- GIVEN DATA
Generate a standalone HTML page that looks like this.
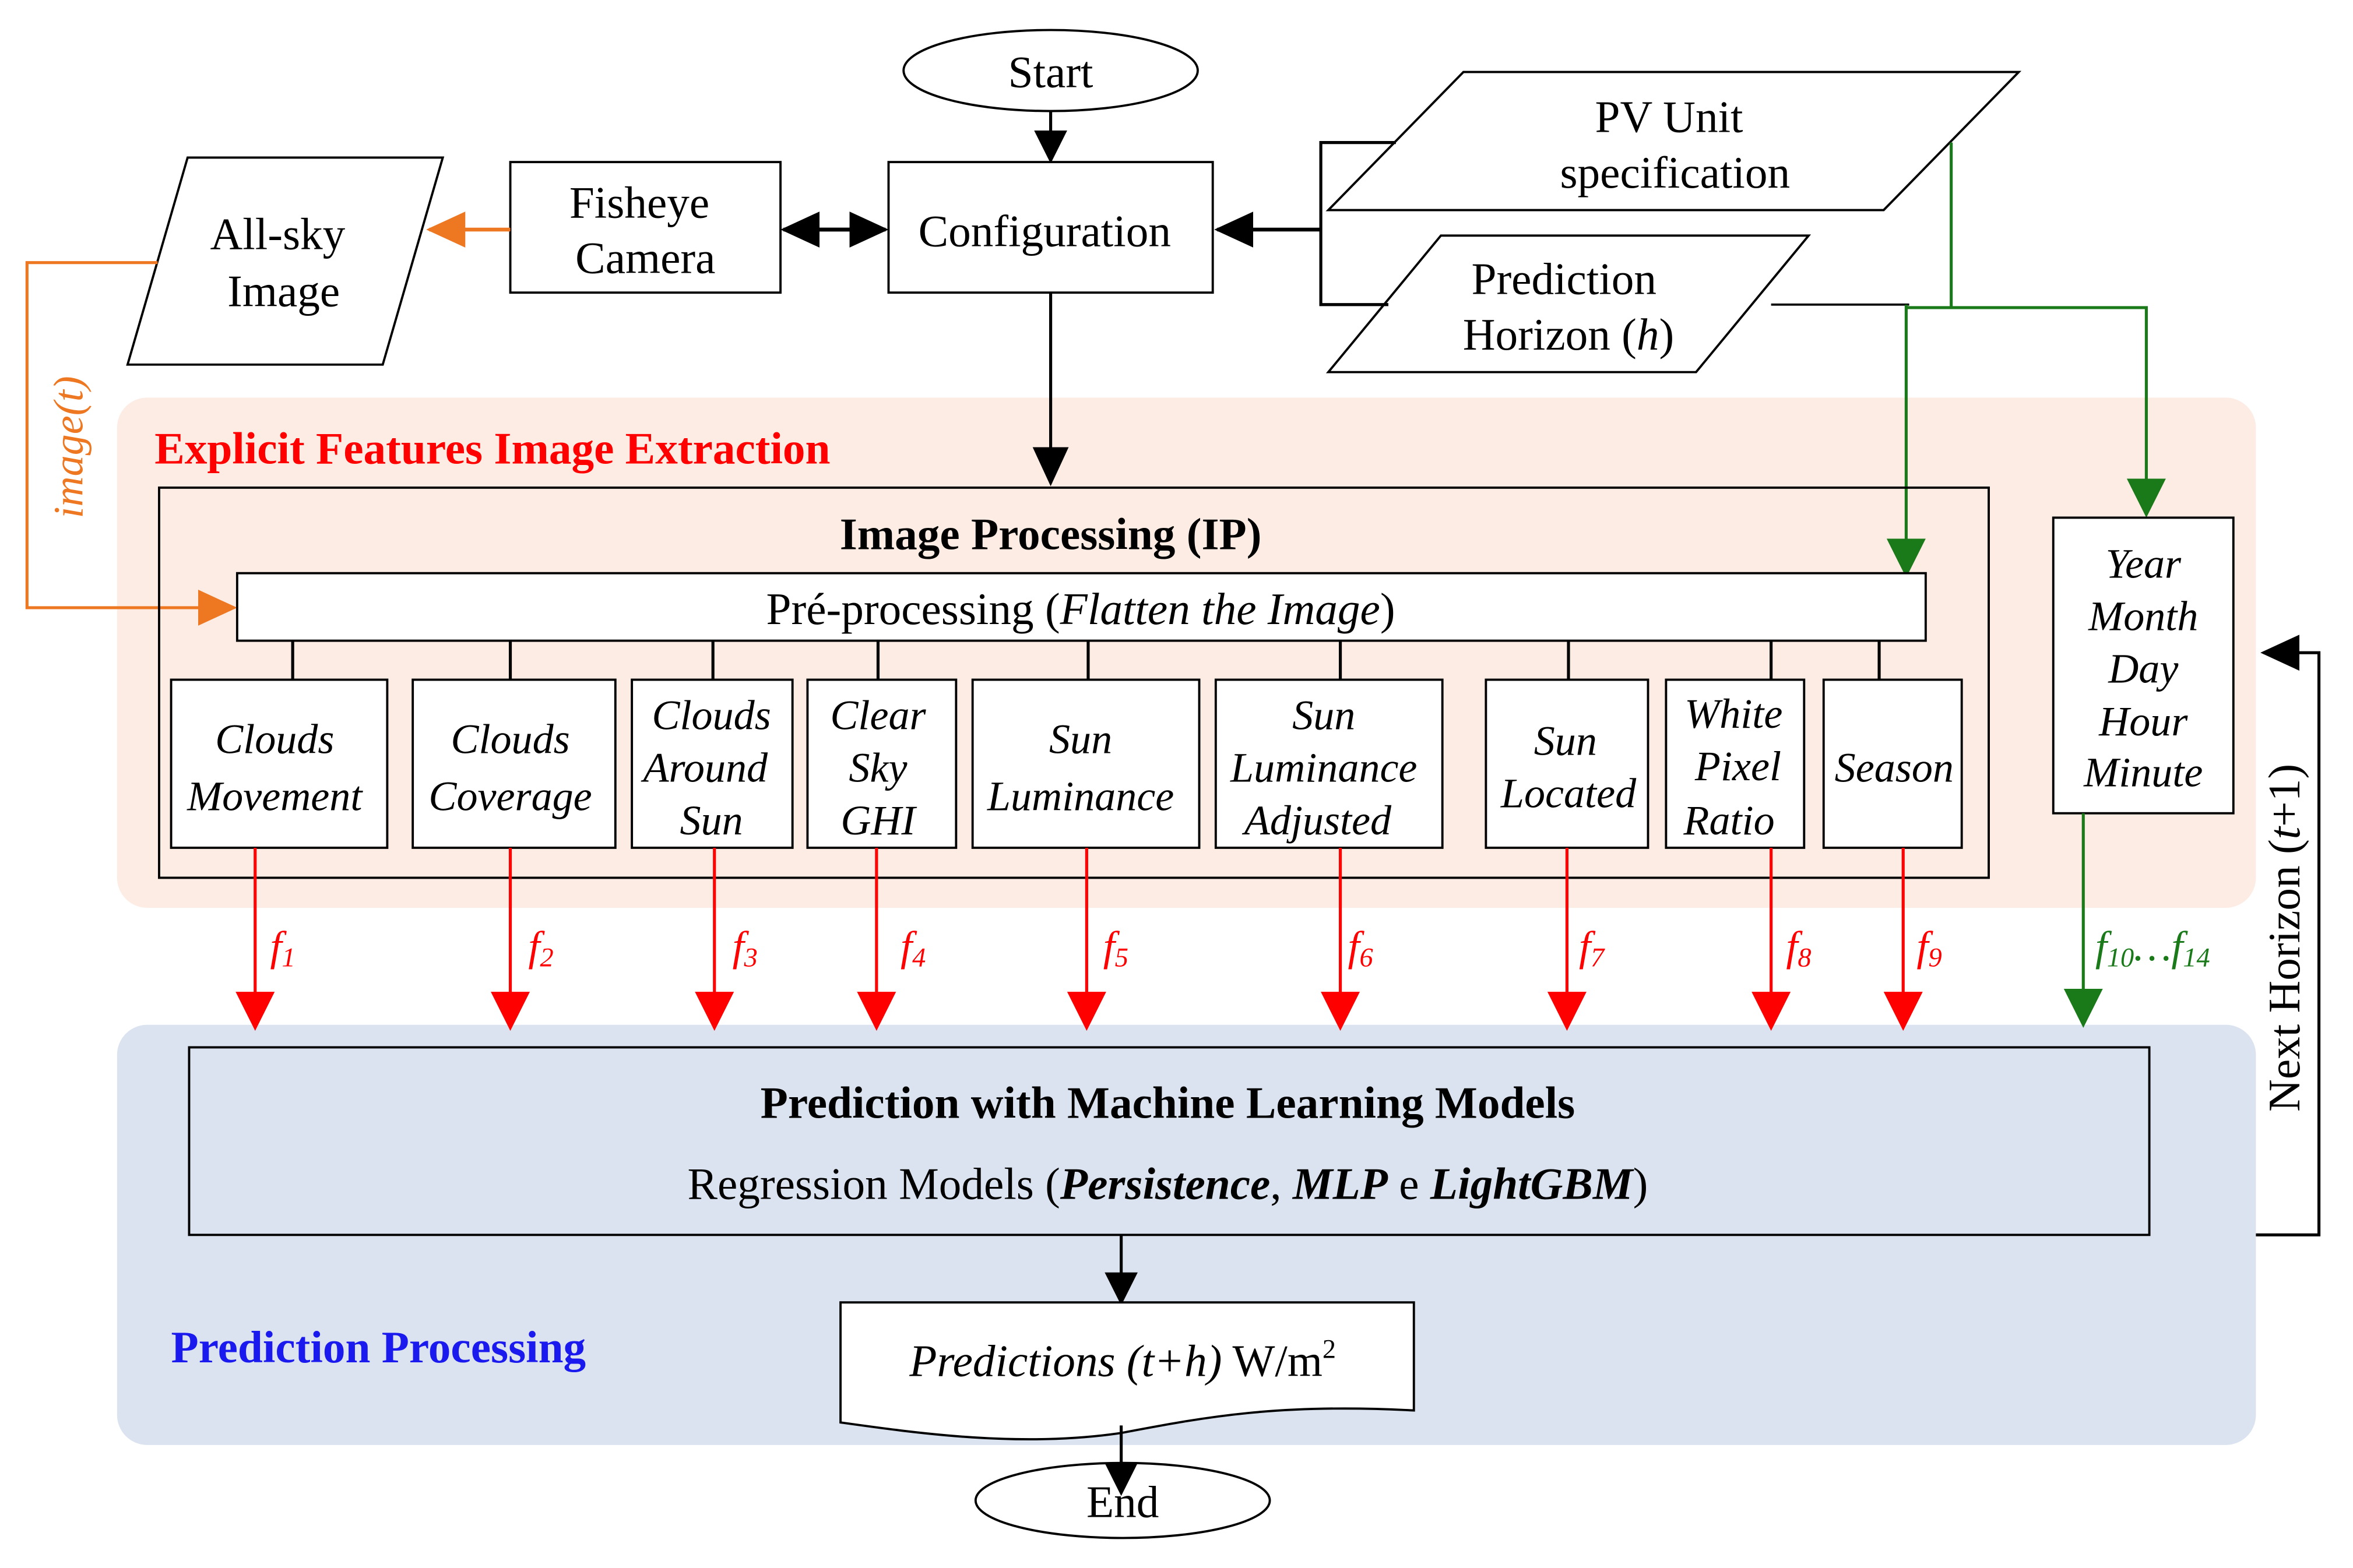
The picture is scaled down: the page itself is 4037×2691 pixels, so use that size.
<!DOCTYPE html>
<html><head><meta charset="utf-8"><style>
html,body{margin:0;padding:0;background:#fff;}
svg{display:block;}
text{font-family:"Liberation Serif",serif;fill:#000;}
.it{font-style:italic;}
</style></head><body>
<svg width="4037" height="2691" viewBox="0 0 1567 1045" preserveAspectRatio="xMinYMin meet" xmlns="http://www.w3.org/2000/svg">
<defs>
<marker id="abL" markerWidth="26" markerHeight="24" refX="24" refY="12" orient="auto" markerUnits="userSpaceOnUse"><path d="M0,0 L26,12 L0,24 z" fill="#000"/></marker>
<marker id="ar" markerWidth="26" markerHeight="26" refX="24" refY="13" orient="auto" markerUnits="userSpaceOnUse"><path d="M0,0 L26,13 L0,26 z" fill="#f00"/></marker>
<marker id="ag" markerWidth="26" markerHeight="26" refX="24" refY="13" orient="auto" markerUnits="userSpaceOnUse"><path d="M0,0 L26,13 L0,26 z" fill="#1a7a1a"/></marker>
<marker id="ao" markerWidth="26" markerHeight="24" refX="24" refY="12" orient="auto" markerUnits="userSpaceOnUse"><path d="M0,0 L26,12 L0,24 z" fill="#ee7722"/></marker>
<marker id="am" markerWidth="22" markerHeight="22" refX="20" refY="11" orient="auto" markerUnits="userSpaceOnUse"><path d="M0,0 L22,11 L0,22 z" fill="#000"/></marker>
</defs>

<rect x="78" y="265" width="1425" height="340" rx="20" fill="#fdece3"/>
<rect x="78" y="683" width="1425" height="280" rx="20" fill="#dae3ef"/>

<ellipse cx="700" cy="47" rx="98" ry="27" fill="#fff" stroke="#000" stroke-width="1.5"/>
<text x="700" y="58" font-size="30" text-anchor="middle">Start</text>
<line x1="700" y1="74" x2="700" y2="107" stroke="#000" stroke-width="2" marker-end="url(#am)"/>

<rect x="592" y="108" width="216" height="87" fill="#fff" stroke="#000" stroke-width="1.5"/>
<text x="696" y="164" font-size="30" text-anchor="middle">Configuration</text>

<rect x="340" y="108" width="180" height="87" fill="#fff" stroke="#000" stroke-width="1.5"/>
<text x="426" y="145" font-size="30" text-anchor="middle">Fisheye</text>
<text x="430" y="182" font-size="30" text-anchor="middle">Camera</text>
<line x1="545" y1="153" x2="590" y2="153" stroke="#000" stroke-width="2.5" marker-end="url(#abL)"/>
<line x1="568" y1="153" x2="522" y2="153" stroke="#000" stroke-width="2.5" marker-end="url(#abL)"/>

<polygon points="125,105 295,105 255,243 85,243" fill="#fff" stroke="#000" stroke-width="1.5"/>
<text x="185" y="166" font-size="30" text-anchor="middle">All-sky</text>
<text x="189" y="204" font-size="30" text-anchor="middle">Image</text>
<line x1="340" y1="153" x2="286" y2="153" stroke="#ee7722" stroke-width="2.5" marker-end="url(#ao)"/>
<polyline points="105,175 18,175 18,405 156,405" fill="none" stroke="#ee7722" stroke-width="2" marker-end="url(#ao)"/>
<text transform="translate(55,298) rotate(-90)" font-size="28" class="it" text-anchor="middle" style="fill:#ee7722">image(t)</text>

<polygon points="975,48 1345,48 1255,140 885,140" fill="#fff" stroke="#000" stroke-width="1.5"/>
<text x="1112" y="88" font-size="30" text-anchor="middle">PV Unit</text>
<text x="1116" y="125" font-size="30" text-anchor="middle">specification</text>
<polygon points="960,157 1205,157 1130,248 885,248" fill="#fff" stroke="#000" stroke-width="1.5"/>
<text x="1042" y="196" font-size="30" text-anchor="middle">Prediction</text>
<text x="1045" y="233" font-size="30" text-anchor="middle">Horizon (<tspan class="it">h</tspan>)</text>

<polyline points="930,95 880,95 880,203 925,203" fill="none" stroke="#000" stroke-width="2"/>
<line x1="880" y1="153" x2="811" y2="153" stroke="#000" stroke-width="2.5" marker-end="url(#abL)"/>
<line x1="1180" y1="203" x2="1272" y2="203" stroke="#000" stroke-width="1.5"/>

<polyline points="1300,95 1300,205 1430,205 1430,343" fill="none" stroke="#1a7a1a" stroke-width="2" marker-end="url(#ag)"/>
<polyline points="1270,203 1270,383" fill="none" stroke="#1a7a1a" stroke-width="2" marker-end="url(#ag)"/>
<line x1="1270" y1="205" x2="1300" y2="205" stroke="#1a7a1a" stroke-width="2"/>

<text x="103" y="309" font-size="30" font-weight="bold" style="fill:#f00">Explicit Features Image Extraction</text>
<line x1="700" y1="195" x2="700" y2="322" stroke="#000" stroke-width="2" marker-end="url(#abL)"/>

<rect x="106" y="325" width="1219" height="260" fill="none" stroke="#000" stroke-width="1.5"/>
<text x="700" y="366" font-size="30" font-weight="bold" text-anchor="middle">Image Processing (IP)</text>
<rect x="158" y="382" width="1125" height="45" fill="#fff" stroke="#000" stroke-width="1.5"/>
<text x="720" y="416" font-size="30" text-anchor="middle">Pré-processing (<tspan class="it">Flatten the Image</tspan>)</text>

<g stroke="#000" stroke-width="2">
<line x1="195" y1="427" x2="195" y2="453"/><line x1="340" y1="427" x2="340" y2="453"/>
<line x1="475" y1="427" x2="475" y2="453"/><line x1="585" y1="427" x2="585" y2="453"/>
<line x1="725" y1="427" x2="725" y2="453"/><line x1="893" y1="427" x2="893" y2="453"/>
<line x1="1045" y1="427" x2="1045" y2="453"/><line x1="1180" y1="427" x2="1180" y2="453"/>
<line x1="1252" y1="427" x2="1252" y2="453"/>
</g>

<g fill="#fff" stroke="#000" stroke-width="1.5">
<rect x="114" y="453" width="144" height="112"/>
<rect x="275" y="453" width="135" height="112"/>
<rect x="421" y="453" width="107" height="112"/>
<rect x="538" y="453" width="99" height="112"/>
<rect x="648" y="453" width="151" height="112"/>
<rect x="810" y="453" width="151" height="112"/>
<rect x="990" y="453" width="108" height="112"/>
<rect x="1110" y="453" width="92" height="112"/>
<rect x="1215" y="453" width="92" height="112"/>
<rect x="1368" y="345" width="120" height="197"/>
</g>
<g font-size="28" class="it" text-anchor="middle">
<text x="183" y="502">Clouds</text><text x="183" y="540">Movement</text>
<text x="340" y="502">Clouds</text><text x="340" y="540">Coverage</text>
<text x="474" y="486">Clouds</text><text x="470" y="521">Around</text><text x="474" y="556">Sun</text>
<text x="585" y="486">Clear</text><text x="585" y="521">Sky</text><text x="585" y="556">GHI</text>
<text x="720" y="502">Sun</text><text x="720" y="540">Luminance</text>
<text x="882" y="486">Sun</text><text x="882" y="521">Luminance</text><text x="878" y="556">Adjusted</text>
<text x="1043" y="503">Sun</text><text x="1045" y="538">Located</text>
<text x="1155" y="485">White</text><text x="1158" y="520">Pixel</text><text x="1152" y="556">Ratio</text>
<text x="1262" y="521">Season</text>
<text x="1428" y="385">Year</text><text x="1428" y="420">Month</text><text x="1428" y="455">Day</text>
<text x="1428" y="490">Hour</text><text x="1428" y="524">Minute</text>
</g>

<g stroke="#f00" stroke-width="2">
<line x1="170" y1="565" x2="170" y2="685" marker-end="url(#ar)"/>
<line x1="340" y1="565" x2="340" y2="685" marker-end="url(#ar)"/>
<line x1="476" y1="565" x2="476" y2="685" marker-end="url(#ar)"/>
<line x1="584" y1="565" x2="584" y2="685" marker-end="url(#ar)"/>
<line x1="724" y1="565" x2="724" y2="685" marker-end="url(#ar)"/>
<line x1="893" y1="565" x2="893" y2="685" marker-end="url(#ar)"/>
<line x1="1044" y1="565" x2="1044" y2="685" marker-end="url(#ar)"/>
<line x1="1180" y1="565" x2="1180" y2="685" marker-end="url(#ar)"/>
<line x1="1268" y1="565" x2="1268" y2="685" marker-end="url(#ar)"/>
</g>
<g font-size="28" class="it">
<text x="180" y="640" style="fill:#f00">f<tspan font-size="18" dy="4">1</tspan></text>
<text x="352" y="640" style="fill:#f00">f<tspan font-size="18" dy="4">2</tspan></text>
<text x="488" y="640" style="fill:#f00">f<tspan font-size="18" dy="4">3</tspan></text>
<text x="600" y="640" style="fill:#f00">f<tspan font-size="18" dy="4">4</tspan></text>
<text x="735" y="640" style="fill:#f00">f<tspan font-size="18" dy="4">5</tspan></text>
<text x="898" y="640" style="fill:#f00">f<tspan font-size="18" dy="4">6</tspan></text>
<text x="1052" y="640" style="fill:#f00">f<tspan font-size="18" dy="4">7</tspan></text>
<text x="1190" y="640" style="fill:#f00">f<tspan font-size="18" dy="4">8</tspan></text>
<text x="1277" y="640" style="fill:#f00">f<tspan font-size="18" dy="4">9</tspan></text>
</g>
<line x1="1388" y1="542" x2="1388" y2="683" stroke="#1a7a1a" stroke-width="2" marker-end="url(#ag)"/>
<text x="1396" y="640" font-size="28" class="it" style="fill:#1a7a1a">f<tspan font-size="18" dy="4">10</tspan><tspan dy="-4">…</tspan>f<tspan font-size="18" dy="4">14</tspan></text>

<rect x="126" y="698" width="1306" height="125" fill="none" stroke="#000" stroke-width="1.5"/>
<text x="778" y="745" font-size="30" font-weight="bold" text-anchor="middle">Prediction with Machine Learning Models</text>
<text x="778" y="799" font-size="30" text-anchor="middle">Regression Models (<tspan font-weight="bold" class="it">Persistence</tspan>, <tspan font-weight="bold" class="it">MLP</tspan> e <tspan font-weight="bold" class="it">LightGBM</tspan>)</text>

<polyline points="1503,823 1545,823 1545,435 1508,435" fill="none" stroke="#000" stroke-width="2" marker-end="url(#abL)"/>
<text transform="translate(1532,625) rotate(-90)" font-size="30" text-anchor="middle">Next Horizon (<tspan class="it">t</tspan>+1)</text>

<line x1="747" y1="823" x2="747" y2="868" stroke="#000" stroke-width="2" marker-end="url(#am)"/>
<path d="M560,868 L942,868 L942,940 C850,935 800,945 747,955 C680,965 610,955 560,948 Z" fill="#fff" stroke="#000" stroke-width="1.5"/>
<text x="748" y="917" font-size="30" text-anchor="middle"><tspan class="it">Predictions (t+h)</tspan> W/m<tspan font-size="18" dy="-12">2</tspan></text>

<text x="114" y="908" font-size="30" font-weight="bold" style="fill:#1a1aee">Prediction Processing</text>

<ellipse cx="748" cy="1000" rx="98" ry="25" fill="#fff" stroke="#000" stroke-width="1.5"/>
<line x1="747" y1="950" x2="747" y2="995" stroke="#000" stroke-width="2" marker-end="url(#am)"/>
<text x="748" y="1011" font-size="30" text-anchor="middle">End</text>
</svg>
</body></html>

- WRITTEN REQUEST
The answer is one number: how many lines of the material above contain "that".

- PROBLEM SOLUTION
2